Show all lines holding "this".

__PROVIDED RECORDS__
--- begin ---

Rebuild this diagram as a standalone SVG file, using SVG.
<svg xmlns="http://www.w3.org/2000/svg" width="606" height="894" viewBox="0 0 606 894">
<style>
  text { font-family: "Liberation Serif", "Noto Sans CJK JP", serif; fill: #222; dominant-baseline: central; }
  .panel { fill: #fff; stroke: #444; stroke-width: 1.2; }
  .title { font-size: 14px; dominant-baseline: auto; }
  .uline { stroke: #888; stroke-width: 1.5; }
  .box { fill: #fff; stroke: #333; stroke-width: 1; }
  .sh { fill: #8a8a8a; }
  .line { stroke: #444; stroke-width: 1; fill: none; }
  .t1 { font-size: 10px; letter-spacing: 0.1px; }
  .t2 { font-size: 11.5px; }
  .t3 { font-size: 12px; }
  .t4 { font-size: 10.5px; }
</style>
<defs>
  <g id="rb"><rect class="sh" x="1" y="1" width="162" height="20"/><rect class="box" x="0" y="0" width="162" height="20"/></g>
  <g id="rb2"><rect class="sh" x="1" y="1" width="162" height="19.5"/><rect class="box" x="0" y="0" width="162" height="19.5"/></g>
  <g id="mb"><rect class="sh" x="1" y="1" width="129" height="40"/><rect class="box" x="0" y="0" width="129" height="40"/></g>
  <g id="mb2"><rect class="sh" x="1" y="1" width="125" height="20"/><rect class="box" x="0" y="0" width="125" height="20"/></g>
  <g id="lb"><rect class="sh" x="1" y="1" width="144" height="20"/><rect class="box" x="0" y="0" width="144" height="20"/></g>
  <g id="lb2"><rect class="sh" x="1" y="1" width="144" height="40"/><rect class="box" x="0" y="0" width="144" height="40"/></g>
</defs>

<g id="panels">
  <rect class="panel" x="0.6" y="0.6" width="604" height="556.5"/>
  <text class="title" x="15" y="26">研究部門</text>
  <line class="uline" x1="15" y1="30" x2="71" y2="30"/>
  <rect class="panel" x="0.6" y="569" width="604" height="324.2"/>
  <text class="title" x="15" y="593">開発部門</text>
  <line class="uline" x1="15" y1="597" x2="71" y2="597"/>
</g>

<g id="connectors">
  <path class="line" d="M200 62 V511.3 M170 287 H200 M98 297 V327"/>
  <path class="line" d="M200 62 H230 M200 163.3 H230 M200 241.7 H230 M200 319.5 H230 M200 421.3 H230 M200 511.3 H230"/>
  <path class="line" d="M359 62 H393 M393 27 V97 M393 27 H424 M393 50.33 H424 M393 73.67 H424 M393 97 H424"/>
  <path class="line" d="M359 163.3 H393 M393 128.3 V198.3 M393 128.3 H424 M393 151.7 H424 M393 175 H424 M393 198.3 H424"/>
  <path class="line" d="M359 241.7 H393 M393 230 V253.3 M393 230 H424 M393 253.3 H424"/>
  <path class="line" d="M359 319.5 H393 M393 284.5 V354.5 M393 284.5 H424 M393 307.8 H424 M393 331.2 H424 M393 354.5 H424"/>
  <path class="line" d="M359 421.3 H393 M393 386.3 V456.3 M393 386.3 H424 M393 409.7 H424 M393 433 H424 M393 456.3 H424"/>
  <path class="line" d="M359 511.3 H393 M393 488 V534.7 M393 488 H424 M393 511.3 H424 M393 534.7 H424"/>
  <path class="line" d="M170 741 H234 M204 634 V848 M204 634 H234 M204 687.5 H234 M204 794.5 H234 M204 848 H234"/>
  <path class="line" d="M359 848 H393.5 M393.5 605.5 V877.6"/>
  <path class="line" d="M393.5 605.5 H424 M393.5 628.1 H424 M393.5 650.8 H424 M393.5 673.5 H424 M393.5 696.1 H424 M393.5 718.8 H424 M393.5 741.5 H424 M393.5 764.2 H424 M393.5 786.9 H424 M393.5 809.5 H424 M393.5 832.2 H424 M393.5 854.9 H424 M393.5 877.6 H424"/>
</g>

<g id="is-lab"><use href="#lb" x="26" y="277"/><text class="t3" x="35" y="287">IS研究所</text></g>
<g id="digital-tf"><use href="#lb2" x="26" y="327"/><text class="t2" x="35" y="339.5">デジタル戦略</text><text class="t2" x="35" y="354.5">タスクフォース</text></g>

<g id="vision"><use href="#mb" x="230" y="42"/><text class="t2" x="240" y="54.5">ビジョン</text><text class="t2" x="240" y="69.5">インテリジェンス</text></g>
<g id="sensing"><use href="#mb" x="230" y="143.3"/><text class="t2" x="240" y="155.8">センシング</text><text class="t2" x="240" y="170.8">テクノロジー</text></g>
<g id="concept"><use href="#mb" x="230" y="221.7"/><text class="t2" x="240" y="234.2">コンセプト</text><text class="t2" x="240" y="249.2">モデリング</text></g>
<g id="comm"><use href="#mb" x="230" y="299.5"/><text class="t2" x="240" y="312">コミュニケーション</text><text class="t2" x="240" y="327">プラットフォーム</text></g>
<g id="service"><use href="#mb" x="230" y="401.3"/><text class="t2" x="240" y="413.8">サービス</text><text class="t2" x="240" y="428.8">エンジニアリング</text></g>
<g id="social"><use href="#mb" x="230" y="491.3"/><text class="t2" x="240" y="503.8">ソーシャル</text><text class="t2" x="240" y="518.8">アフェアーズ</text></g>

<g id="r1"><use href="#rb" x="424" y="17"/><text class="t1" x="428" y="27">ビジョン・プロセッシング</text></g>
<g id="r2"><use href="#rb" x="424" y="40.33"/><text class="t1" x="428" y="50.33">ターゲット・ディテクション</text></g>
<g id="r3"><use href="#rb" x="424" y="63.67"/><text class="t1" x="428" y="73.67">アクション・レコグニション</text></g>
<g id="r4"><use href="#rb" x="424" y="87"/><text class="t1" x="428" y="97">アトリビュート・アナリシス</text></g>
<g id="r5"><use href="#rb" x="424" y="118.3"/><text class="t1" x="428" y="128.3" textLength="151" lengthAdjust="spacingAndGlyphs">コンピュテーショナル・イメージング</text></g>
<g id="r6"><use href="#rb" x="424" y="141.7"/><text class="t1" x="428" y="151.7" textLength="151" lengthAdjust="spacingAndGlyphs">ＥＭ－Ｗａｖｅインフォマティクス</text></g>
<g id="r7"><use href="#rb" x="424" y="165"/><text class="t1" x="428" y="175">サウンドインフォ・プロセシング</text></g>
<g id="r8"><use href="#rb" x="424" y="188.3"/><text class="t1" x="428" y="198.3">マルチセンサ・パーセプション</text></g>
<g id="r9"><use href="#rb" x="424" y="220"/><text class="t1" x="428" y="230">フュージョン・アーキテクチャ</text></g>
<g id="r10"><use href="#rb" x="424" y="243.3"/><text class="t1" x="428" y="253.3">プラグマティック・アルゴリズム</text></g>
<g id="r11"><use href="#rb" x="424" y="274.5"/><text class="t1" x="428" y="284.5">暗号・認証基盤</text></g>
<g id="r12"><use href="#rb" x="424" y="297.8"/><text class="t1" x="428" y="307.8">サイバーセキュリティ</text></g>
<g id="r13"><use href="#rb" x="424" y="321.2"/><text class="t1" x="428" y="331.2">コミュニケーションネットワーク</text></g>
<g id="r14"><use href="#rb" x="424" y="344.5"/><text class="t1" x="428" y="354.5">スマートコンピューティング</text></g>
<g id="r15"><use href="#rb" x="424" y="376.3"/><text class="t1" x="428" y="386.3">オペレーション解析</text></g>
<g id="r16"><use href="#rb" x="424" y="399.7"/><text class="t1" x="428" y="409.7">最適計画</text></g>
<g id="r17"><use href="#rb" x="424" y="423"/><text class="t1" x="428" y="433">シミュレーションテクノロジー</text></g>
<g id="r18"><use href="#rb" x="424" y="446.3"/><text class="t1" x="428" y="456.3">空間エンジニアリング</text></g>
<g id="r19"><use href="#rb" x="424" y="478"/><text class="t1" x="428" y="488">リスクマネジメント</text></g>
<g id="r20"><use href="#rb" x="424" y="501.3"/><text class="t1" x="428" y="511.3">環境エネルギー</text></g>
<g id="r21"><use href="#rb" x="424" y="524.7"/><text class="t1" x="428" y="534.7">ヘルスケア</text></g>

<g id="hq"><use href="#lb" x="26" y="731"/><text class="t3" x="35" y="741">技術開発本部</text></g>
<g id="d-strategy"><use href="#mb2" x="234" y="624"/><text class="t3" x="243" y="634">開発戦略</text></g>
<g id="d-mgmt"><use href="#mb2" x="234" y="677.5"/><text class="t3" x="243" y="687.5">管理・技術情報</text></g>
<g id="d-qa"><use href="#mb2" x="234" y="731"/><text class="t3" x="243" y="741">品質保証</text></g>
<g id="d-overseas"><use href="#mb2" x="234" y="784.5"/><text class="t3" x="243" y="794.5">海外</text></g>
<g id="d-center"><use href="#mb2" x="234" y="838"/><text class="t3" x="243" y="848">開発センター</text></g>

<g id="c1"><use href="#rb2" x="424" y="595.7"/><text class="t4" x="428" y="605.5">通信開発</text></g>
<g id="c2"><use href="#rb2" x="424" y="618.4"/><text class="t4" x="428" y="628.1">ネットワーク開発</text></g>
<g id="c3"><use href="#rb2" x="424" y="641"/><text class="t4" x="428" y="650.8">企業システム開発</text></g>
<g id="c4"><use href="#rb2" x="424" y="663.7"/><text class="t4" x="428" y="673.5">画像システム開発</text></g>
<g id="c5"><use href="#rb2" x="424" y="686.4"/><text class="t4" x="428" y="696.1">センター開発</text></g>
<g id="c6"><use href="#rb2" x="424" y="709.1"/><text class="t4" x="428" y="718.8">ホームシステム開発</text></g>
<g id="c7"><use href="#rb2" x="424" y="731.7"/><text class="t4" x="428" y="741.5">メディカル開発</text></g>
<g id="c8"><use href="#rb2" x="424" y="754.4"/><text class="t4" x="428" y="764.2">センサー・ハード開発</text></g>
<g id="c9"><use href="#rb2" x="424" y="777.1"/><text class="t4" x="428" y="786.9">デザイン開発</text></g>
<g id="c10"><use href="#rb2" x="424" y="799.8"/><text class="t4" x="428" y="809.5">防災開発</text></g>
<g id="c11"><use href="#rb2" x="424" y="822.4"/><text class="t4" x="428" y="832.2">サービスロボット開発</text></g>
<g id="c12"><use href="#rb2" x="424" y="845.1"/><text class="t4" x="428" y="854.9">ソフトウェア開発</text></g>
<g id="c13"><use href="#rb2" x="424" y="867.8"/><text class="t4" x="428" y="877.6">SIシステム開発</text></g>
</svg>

--- end ---
--- begin ---

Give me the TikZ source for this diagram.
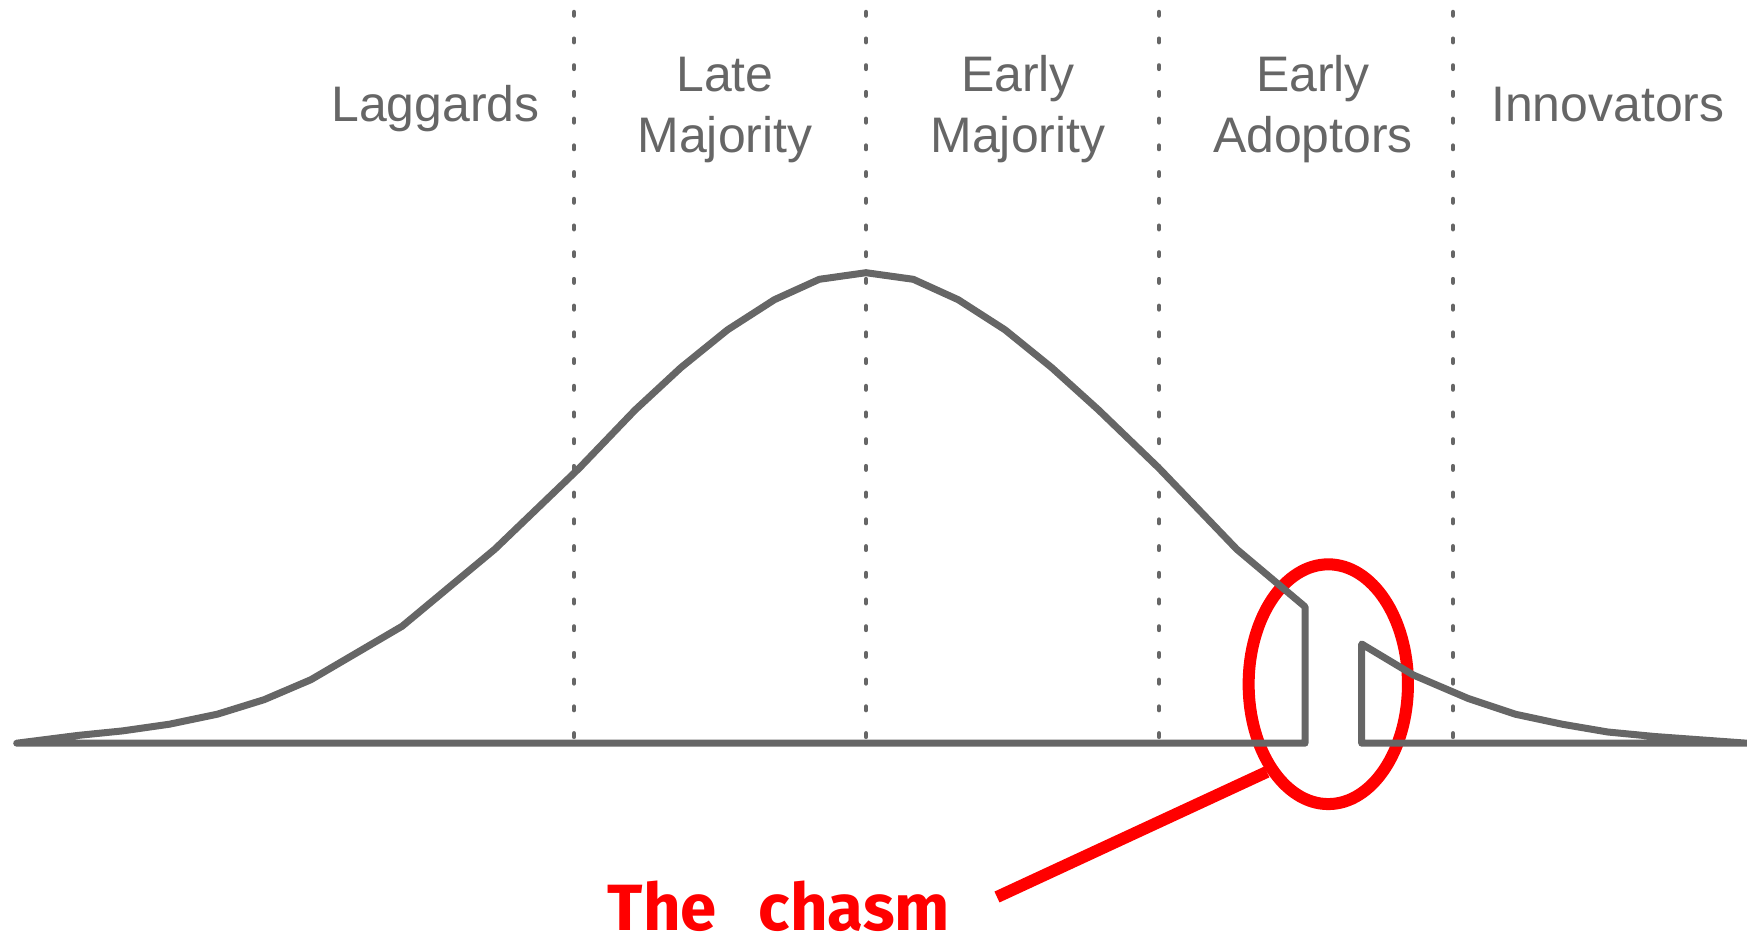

--- end ---

__EXERCISE RESULT__
Rebuild this diagram as a standalone SVG file, using SVG.
Give me the TikZ source for this diagram.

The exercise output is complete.